On September 15, 2004 SEC asst. Director of Market Regulation James Brigagliano submitted a letter to Maryland Senator Paul Sarbanes answering questions about naked shorting. In the Senators request for answers one company, Jag Media holdings, Inc had documented e-mails of settlement failures that were dated April 2003. The SEC was supposed to address these failures. Mr. Brigaglianos response was in citing a June 2004 corporate action in which the company moved to custody-only trading to address these failures. It is this corpoate action that this proposed rule is attempting to stop. Were these firms clairvoyant in their pre-mature e-mails to the company or were the settlement failures of 2003 totally unrelated to the 2004 corporate action as presented and the response was a diversion? Those failures occurring under the SEC proposed method of operation.
I believe that before you can even consider this proposal the issue of the original e-mails must be addressed. Why do the April 2003 settlement failures identified by the Broker e-mails exist? Then, why did Mr. Brigagliano correlate the April 2003 failures to a June 2004 corporate action?
Is the SEC intent on hiding the realities of the market settlement system with this reform as it was clear the SEC letter to the Senator was intended to redirect the present system settlement problems to custody only trading?

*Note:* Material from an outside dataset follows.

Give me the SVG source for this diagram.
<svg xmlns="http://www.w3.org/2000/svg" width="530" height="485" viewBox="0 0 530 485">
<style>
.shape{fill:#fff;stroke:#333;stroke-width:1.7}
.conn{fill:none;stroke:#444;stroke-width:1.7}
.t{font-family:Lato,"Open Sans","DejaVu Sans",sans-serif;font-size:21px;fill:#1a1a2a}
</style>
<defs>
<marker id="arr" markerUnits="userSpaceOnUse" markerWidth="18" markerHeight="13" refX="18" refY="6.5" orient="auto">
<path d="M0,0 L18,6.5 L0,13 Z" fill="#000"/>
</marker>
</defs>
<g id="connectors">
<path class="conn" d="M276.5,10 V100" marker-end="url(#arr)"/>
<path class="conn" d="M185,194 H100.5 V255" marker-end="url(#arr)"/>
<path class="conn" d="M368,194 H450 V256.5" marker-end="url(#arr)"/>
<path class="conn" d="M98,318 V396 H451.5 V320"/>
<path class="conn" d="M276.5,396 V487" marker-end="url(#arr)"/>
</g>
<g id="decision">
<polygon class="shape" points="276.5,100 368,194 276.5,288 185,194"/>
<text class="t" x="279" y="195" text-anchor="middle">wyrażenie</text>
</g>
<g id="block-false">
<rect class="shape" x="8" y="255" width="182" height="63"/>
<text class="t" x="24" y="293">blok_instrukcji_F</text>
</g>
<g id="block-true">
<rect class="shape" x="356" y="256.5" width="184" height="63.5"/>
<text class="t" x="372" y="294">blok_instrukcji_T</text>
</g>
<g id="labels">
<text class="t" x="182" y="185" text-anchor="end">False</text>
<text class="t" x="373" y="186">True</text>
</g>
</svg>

Naked shorting has attributed to over 4 of all publicly traded companies being abused. This includes the 4 the SEC referenced in their release of regulation SHO plus the many others who folded under the abuse. The SECs own single enforcement action on illegal shorting came against Rhino Advisors yet the 1 million fine pales to the 500 Million lost in market capitalization. The SEC has also failed to go after the co-conspirators within the Industry that allowed Rhino to conduct this operation of abuse.
The SEC should not be allowed to make any further changes against small companies seeking self-help measures until they can show clear success in stopping the abuse.

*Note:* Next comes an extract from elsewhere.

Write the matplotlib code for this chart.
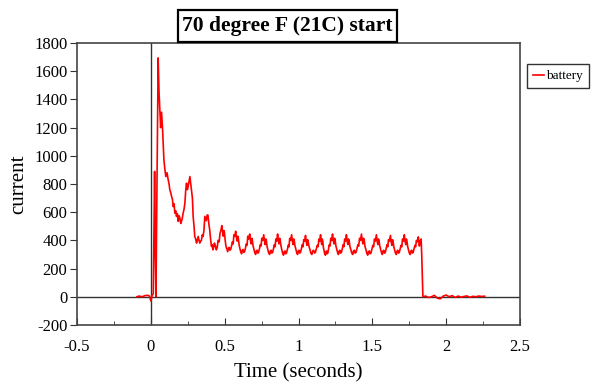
import numpy as np
import matplotlib
matplotlib.use("Agg")
import matplotlib.pyplot as plt
from matplotlib.patches import Rectangle
from matplotlib.ticker import MultipleLocator

# ---------------------------------------------------------
# Data (time in seconds, current)
# ---------------------------------------------------------
time_pre = [-0.095, -0.08, -0.06, -0.04, -0.02, -0.01, 0.0, 0.008, 0.016]
curr_pre = [0, 5, 0, 8, 10, 5, -30, 10, 20]

time_surge = [0.025, 0.030, 0.034, 0.040, 0.049, 0.055, 0.061, 0.066, 0.072, 0.079,
              0.088, 0.095, 0.101, 0.109, 0.117, 0.123, 0.128, 0.134, 0.140, 0.146,
              0.151, 0.157, 0.162, 0.168, 0.173, 0.179, 0.185, 0.190, 0.196, 0.202,
              0.207, 0.213, 0.218, 0.224, 0.230, 0.236, 0.241, 0.247, 0.252, 0.258,
              0.264, 0.270, 0.275, 0.281, 0.286, 0.292, 0.297, 0.303, 0.309, 0.314,
              0.320, 0.326, 0.331, 0.337, 0.342, 0.348, 0.353, 0.359, 0.365, 0.370,
              0.375, 0.381, 0.386, 0.392, 0.398, 0.404, 0.410, 0.415, 0.420, 0.425,
              0.430, 0.437, 0.443, 0.449, 0.455, 0.462, 0.468, 0.474]
curr_surge = [889, 300, 0, 700, 1695, 1450, 1305, 1200, 1310, 1184,
              971, 900, 853, 880, 830, 800, 759, 740, 711, 690,
              640, 660, 593, 610, 570, 590, 535, 575, 560, 520,
              535, 560, 593, 620, 664, 760, 806, 760, 783, 820,
              853, 800, 759, 700, 570, 500, 428, 410, 381, 400,
              428, 400, 381, 395, 400, 440, 428, 470, 570, 555,
              540, 580, 580, 520, 475, 410, 357, 370, 333, 350,
              381, 360, 333, 350, 400, 390, 450, 470]

time_osc = [0.480, 0.485, 0.490, 0.494, 0.498, 0.503, 0.508, 0.514, 0.520, 0.525,
            0.530, 0.535, 0.540, 0.546, 0.552, 0.557, 0.562, 0.568,
            0.574, 0.579, 0.584, 0.588, 0.592, 0.597, 0.602, 0.608, 0.614, 0.619,
            0.624, 0.629, 0.634, 0.640, 0.646, 0.651, 0.656, 0.662,
            0.669, 0.674, 0.679, 0.683, 0.687, 0.692, 0.697, 0.703, 0.709, 0.714,
            0.719, 0.724, 0.729, 0.735, 0.741, 0.746, 0.751, 0.757,
            0.764, 0.769, 0.774, 0.778, 0.782, 0.787, 0.792, 0.798, 0.804, 0.809,
            0.814, 0.819, 0.824, 0.830, 0.836, 0.841, 0.846, 0.852,
            0.858, 0.863, 0.868, 0.872, 0.876, 0.881, 0.886, 0.892, 0.898, 0.903,
            0.908, 0.913, 0.918, 0.924, 0.930, 0.935, 0.940, 0.946,
            0.953, 0.958, 0.963, 0.967, 0.971, 0.976, 0.981, 0.987, 0.993, 0.998,
            1.003, 1.008, 1.013, 1.019, 1.025, 1.030, 1.035, 1.041,
            1.047, 1.052, 1.057, 1.061, 1.065, 1.071, 1.077, 1.083, 1.090, 1.096,
            1.102, 1.108, 1.114, 1.120, 1.127, 1.132, 1.138, 1.143,
            1.149, 1.153, 1.157, 1.160, 1.164, 1.168, 1.172, 1.177, 1.182, 1.186,
            1.190, 1.194, 1.198, 1.203, 1.208, 1.213, 1.218, 1.224,
            1.230, 1.235, 1.240, 1.244, 1.248, 1.253, 1.258, 1.264, 1.270, 1.275,
            1.280, 1.285, 1.290, 1.296, 1.302, 1.307, 1.312, 1.318,
            1.324, 1.329, 1.334, 1.338, 1.343, 1.348, 1.354, 1.360, 1.367, 1.372,
            1.378, 1.383, 1.389, 1.395, 1.402, 1.407, 1.413, 1.419,
            1.426, 1.431, 1.436, 1.440, 1.445, 1.450, 1.456, 1.462, 1.468, 1.473,
            1.479, 1.484, 1.490, 1.496, 1.503, 1.508, 1.514, 1.520,
            1.527, 1.532, 1.537, 1.541, 1.545, 1.550, 1.555, 1.561, 1.567, 1.572,
            1.577, 1.582, 1.587, 1.593, 1.599, 1.604, 1.609, 1.615,
            1.622, 1.627, 1.632, 1.636, 1.640, 1.645, 1.650, 1.656, 1.662, 1.667,
            1.672, 1.677, 1.682, 1.688, 1.694, 1.699, 1.704, 1.710,
            1.716, 1.721, 1.726, 1.730, 1.734, 1.739, 1.744, 1.750, 1.756, 1.761,
            1.766, 1.771, 1.776, 1.782, 1.788, 1.793, 1.798, 1.804]
curr_osc = [505, 470, 430, 470, 455, 400, 360, 340, 320, 345,
            350, 330, 335, 360, 390, 375, 440, 430,
            465, 420, 395, 430, 415, 370, 345, 320, 305, 330,
            335, 315, 320, 345, 375, 365, 430, 410,
            445, 400, 375, 415, 400, 360, 340, 315, 300, 325,
            330, 310, 315, 340, 370, 360, 415, 400,
            440, 395, 370, 410, 395, 355, 335, 310, 300, 325,
            330, 310, 315, 340, 370, 355, 410, 395,
            445, 400, 375, 415, 400, 360, 335, 310, 295, 320,
            325, 305, 310, 335, 365, 355, 415, 400,
            440, 395, 370, 410, 395, 360, 340, 315, 300, 325,
            330, 310, 315, 340, 370, 355, 405, 395,
            435, 390, 365, 405, 390, 355, 335, 310, 300, 325,
            330, 310, 315, 340, 365, 355, 410, 395,
            440, 395, 370, 410, 395, 350, 330, 305, 295, 320,
            325, 305, 310, 340, 370, 360, 415, 400,
            445, 400, 375, 415, 400, 360, 340, 315, 300, 325,
            330, 310, 315, 340, 370, 355, 410, 395,
            440, 395, 370, 410, 395, 355, 335, 310, 300, 325,
            330, 310, 315, 340, 370, 360, 415, 400,
            445, 400, 375, 415, 400, 355, 335, 310, 295, 320,
            325, 305, 310, 335, 365, 355, 410, 395,
            440, 395, 370, 410, 395, 360, 340, 315, 300, 325,
            330, 310, 315, 340, 370, 355, 405, 395,
            435, 390, 365, 405, 390, 355, 335, 310, 300, 325,
            330, 310, 315, 340, 365, 355, 410, 395,
            440, 395, 370, 410, 395, 355, 335, 310, 300, 325,
            330, 310, 315, 340, 365, 355, 400, 390]

time_end = [1.811, 1.818, 1.824, 1.830, 1.834, 1.838, 1.842, 1.86, 1.88, 1.90,
            1.92, 1.94, 1.96, 1.98, 2.00, 2.02, 2.04, 2.06, 2.08, 2.10,
            2.12, 2.14, 2.16, 2.18, 2.20, 2.22, 2.24, 2.26]
curr_end = [425, 360, 395, 410, 300, 150, 0, 5, -5, 0,
            10, -10, -15, 5, 12, 0, 8, -5, 5, -3,
            2, 6, -4, 3, 0, 5, 2, 4]

time_s = time_pre + time_surge + time_osc + time_end
current = curr_pre + curr_surge + curr_osc + curr_end

plt.rcParams['font.family'] = ['Liberation Serif', 'DejaVu Serif']
plt.rcParams['axes.unicode_minus'] = False


def main():
    fig = plt.figure(figsize=(5.93, 3.85), dpi=100)
    ax = fig.add_axes([0.130, 0.156, 0.747, 0.732])

    ax.axhline(0, color="#333333", lw=1.0, zorder=1)
    ax.axvline(0, color="#333333", lw=1.0, zorder=1)
    ax.plot(time_s, current, color="red", lw=1.2, label="battery", zorder=2)

    ax.set_xlim(-0.5, 2.5)
    ax.set_ylim(-200, 1800)
    ax.xaxis.set_minor_locator(MultipleLocator(0.25))
    ax.yaxis.set_major_locator(MultipleLocator(200))
    ax.set_xticks(np.arange(-0.5, 2.51, 0.5))
    ax.set_xticklabels(["-0.5", "0", "0.5", "1", "1.5", "2", "2.5"])

    ax.tick_params(axis="x", which="both", direction="in", top=False,
                   labelsize=12, pad=10, color="#333333")
    ax.tick_params(axis="x", which="major", length=5)
    ax.tick_params(axis="x", which="minor", length=3)
    ax.tick_params(axis="y", direction="out", right=False, length=5,
                   labelsize=12, pad=2, color="#333333")
    for sp in ax.spines.values():
        sp.set_color("#444444")
        sp.set_linewidth(1.2)

    ax.set_xlabel("Time (seconds)", fontsize=15, labelpad=6)
    ax.set_ylabel("current", fontsize=15, labelpad=4)

    # title sits in its own box right on top of the frame
    fig.patches.append(Rectangle((0.300, 0.891), 0.369, 0.083,
                                 transform=fig.transFigure, fc="white",
                                 ec="black", lw=1.6, zorder=3))
    fig.text(0.485, 0.932, "70 degree F (21C) start", fontsize=15.5,
             fontweight="bold", ha="center", va="center", zorder=4)

    fig.legend(loc="upper left", bbox_to_anchor=(0.888, 0.833), fontsize=9.5,
               frameon=True, fancybox=False, edgecolor="black",
               handlelength=0.9, handletextpad=0.15, borderpad=0.45,
               borderaxespad=0)

    fig.savefig("out.png", dpi=100)


if __name__ == "__main__":
    main()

The SEC should be forced to provide monthly settlement failure reports to the public of the threshold companies listing the companies, the percent of float unsettled, and the duration of time on each company has been on the list. The SEC should insure that NO COMPANY remains above this threshold for greater than 30 days.
The SEC should make public a report of the present value of unsettled trades for the threshold companies and should provide a cost analysis of what it would cost to guarantee close-out of these trades within 30 days.

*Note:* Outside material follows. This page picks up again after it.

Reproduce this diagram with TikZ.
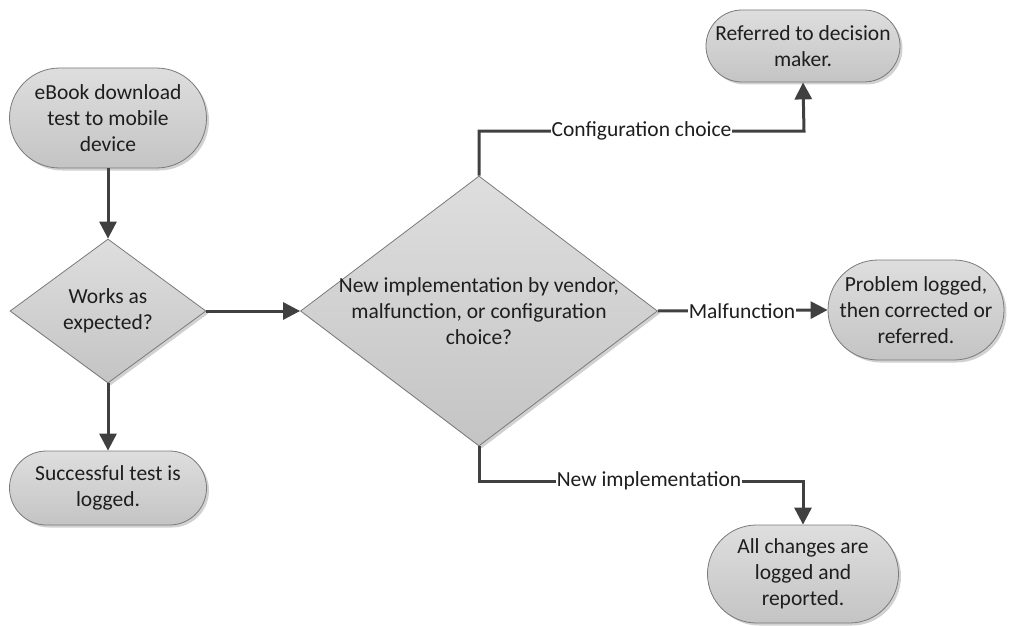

If the charter of the SEC is to protect the investing public than the SEC must be restricted from making harassing and retaliatory reforms against those who have been provided less than suitable protection. The SEC must show their own levels of transparency so that we can all see where the true agenda of the SEC lies. Mis-staing the facts surrounding those e-mails is a clear sign that an agenda is in play and it is not to the best interests of the investing public.